Coun. Mike O’Reilly and Mayor Ken Christian expressed their opposition to moving the variance forward.

“It sounds good on the surface. It sounds like a very utopian environment where you would have persons who are not car-centric and they would live there in perpetuity. Unfortunately, we know the market will dictate who those tenants are,” Christian said.

“While those tenants may well accept the notion there’s no parking coming with that particular unit, they will avail themselves of parking in the vicinity.”

He said that is the commercial core of the Tranquille corridor and foresees complaints from businesses over parking congestion.

“This is just too much, too soon,” O’Reilly said of the variance.

Coun. Arjun Singh recused himself from the vote due to a perceived conflict of interest as the Sands apartment building he manages in Lower Sahali has some social housing units.

Bass noted the city is supposed to promote active transportation, per its Transportation Master Plan, which people seeking affordable housing are more likely to take as many don’t want, or cannot afford, a vehicle.

“We’re dealing with the reality of 2021,” Bass said ahead of moving a motion to issue notice of intent to accept the variance, with a development permit to follow.

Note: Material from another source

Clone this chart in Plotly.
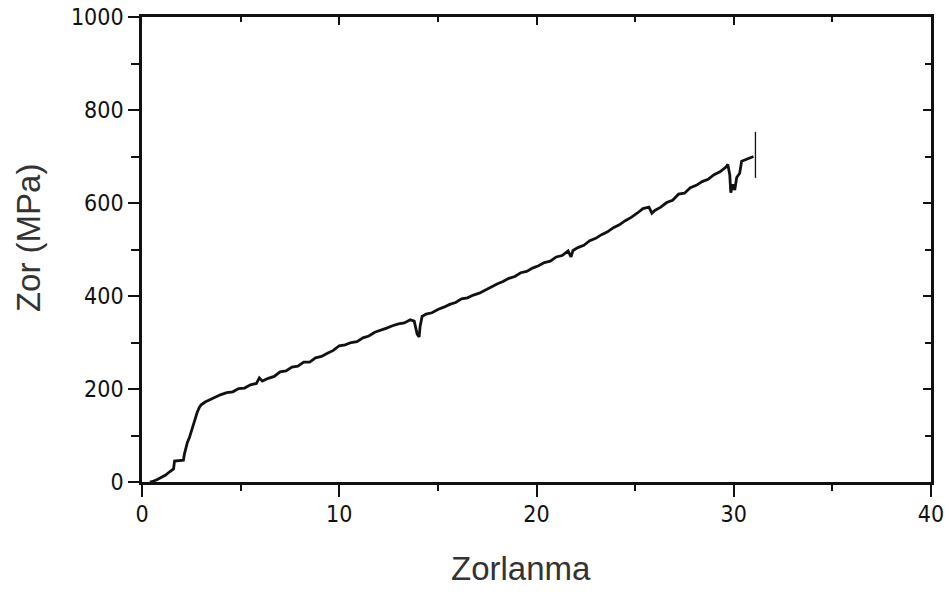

Kwiatkowski said the applicant’s initial proposal would have required 16 stalls, but a review of the proposal determined only five units met the standard for social housing parking and the remaining 35 units had to comply with standard parking for multi-family developments, leading to the city’s request for 41 spaces.

He said to his knowledge, the city hasn’t allowed a variance of more than 10 per cent for parking requirements.